▸ **Source excerpt**
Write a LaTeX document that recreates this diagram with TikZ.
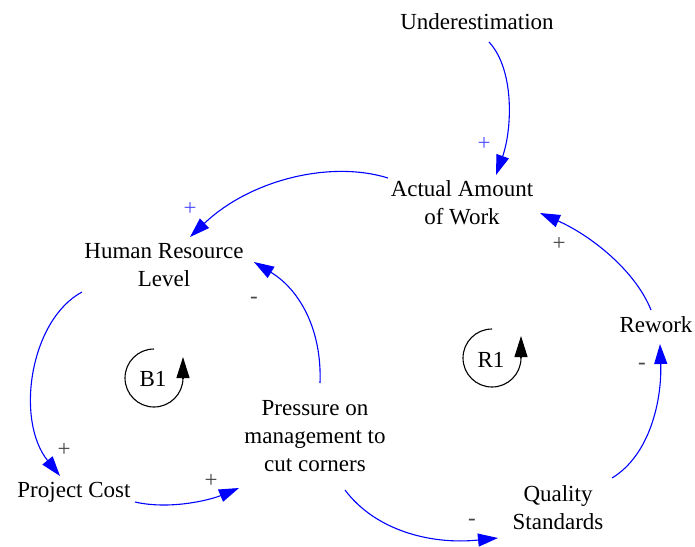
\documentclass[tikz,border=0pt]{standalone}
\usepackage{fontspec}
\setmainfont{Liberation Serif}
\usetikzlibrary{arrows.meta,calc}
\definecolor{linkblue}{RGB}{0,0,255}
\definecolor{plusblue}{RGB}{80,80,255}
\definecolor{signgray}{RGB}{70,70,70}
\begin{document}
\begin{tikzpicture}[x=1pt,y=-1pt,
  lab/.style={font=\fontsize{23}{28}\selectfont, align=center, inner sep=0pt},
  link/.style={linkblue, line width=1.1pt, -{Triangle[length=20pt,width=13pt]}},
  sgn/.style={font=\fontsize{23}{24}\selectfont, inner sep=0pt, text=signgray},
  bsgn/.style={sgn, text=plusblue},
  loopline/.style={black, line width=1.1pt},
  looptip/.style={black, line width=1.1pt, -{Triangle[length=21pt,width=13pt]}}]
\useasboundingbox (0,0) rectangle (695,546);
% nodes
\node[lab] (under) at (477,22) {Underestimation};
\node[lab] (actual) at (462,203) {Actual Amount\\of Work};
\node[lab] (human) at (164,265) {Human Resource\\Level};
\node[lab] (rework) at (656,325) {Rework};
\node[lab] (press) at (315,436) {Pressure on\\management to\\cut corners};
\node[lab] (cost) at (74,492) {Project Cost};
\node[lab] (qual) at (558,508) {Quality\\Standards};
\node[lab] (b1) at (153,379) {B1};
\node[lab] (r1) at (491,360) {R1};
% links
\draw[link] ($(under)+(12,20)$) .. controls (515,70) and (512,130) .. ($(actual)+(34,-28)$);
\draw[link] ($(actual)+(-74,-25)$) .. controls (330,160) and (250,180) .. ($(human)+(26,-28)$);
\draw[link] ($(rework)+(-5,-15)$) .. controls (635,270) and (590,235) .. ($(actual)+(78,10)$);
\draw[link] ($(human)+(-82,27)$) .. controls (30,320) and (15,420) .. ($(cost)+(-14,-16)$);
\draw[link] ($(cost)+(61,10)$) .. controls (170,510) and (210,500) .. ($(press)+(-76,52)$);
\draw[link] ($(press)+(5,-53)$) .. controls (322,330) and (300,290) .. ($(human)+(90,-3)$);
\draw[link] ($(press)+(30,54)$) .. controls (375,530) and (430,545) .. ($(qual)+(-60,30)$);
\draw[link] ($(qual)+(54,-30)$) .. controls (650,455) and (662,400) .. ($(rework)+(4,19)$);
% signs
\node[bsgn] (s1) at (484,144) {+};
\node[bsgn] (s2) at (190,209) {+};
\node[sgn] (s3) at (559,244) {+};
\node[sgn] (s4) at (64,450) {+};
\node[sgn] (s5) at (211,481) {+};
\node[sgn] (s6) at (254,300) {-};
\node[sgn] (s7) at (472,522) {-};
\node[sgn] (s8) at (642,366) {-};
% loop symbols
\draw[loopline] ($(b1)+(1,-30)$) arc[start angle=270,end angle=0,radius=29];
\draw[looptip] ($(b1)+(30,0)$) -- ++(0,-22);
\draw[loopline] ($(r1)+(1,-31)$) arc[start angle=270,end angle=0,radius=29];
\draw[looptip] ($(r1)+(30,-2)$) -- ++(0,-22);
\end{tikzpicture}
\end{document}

▸ **What you should do**
Copy the listing over exactly, skipping the pictures it holds.

▸ **The output**
Write a LaTeX document that recreates this diagram with TikZ.
\documentclass[tikz,border=0pt]{standalone}
\usepackage{fontspec}
\setmainfont{Liberation Serif}
\usetikzlibrary{arrows.meta,calc}
\definecolor{linkblue}{RGB}{0,0,255}
\definecolor{plusblue}{RGB}{80,80,255}
\definecolor{signgray}{RGB}{70,70,70}
\begin{document}
\begin{tikzpicture}[x=1pt,y=-1pt,
  lab/.style={font=\fontsize{23}{28}\selectfont, align=center, inner sep=0pt},
  link/.style={linkblue, line width=1.1pt, -{Triangle[length=20pt,width=13pt]}},
  sgn/.style={font=\fontsize{23}{24}\selectfont, inner sep=0pt, text=signgray},
  bsgn/.style={sgn, text=plusblue},
  loopline/.style={black, line width=1.1pt},
  looptip/.style={black, line width=1.1pt, -{Triangle[length=21pt,width=13pt]}}]
\useasboundingbox (0,0) rectangle (695,546);
% nodes
\node[lab] (under) at (477,22) {Underestimation};
\node[lab] (actual) at (462,203) {Actual Amount\\of Work};
\node[lab] (human) at (164,265) {Human Resource\\Level};
\node[lab] (rework) at (656,325) {Rework};
\node[lab] (press) at (315,436) {Pressure on\\management to\\cut corners};
\node[lab] (cost) at (74,492) {Project Cost};
\node[lab] (qual) at (558,508) {Quality\\Standards};
\node[lab] (b1) at (153,379) {B1};
\node[lab] (r1) at (491,360) {R1};
% links
\draw[link] ($(under)+(12,20)$) .. controls (515,70) and (512,130) .. ($(actual)+(34,-28)$);
\draw[link] ($(actual)+(-74,-25)$) .. controls (330,160) and (250,180) .. ($(human)+(26,-28)$);
\draw[link] ($(rework)+(-5,-15)$) .. controls (635,270) and (590,235) .. ($(actual)+(78,10)$);
\draw[link] ($(human)+(-82,27)$) .. controls (30,320) and (15,420) .. ($(cost)+(-14,-16)$);
\draw[link] ($(cost)+(61,10)$) .. controls (170,510) and (210,500) .. ($(press)+(-76,52)$);
\draw[link] ($(press)+(5,-53)$) .. controls (322,330) and (300,290) .. ($(human)+(90,-3)$);
\draw[link] ($(press)+(30,54)$) .. controls (375,530) and (430,545) .. ($(qual)+(-60,30)$);
\draw[link] ($(qual)+(54,-30)$) .. controls (650,455) and (662,400) .. ($(rework)+(4,19)$);
% signs
\node[bsgn] (s1) at (484,144) {+};
\node[bsgn] (s2) at (190,209) {+};
\node[sgn] (s3) at (559,244) {+};
\node[sgn] (s4) at (64,450) {+};
\node[sgn] (s5) at (211,481) {+};
\node[sgn] (s6) at (254,300) {-};
\node[sgn] (s7) at (472,522) {-};
\node[sgn] (s8) at (642,366) {-};
% loop symbols
\draw[loopline] ($(b1)+(1,-30)$) arc[start angle=270,end angle=0,radius=29];
\draw[looptip] ($(b1)+(30,0)$) -- ++(0,-22);
\draw[loopline] ($(r1)+(1,-31)$) arc[start angle=270,end angle=0,radius=29];
\draw[looptip] ($(r1)+(30,-2)$) -- ++(0,-22);
\end{tikzpicture}
\end{document}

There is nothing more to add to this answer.